*** Given data ***

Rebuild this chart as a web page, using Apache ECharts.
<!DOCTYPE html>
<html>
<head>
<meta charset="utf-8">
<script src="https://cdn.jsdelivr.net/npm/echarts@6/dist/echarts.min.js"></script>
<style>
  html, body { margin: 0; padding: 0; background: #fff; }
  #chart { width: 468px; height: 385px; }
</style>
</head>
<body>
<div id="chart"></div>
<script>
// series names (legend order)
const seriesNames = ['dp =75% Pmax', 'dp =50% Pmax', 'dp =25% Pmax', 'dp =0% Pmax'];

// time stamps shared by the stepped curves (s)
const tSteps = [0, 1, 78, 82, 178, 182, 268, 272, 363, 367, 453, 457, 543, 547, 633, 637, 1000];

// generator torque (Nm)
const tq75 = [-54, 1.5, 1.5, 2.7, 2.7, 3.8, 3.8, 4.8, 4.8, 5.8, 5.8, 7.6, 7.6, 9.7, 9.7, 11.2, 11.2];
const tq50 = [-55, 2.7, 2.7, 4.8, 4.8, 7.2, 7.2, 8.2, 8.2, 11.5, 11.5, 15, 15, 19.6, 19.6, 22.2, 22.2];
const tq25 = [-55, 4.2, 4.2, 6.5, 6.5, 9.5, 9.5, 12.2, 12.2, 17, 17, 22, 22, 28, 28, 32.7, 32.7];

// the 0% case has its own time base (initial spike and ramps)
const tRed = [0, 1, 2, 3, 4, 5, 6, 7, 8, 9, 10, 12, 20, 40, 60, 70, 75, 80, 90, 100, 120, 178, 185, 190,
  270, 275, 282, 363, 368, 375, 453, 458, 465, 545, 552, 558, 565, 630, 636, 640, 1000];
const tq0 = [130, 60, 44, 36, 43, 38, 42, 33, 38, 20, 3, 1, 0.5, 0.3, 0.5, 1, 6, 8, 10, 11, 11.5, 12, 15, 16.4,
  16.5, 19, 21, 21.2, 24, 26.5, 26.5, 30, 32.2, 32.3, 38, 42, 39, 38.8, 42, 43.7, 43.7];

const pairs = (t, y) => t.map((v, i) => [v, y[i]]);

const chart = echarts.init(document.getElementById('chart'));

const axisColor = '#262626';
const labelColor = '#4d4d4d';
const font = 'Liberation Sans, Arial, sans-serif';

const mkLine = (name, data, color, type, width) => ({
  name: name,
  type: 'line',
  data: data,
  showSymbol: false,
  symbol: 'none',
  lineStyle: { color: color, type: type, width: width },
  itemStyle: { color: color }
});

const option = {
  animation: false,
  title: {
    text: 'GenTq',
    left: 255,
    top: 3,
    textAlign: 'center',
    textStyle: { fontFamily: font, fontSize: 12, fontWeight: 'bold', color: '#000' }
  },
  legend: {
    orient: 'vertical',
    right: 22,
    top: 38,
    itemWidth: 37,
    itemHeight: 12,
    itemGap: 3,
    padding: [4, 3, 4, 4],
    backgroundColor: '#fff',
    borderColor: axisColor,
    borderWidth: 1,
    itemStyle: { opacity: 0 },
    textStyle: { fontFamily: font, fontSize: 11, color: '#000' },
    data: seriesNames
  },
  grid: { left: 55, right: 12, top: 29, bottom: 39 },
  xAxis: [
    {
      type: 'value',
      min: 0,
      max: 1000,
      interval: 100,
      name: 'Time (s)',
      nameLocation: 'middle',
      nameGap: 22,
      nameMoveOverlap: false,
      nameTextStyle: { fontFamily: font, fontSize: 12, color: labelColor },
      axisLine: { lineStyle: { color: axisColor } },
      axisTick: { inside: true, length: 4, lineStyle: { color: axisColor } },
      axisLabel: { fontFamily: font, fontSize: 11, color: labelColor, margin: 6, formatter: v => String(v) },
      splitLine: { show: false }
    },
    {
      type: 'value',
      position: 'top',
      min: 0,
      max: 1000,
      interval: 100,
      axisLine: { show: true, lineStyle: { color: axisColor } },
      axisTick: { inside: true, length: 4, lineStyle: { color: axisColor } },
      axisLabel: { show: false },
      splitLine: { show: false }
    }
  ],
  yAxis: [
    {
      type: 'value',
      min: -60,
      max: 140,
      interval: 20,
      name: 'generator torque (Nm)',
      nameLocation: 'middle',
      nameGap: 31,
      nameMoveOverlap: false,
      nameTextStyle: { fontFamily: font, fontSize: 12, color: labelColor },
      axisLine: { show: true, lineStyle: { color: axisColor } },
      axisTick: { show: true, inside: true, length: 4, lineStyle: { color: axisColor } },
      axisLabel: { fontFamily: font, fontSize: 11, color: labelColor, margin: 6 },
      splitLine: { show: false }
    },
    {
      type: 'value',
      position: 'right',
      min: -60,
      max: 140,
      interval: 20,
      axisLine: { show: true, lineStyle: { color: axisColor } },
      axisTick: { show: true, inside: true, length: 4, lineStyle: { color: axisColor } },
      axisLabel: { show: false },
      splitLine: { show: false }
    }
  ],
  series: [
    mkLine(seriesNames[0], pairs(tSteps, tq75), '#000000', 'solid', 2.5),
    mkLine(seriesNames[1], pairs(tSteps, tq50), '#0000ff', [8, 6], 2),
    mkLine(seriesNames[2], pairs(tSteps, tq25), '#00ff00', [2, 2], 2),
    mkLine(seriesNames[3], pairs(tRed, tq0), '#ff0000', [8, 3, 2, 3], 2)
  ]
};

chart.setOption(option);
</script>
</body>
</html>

***

Task requirements: Quote exactly the opening line of the material above and every line after it, up to and including the line that contains "const seriesNames = ['dp".

Completed exercise:
Rebuild this chart as a web page, using Apache ECharts.
<!DOCTYPE html>
<html>
<head>
<meta charset="utf-8">
<script src="https://cdn.jsdelivr.net/npm/echarts@6/dist/echarts.min.js"></script>
<style>
  html, body { margin: 0; padding: 0; background: #fff; }
  #chart { width: 468px; height: 385px; }
</style>
</head>
<body>
<div id="chart"></div>
<script>
// series names (legend order)
const seriesNames = ['dp =75% Pmax', 'dp =50% Pmax', 'dp =25% Pmax', 'dp =0% Pmax'];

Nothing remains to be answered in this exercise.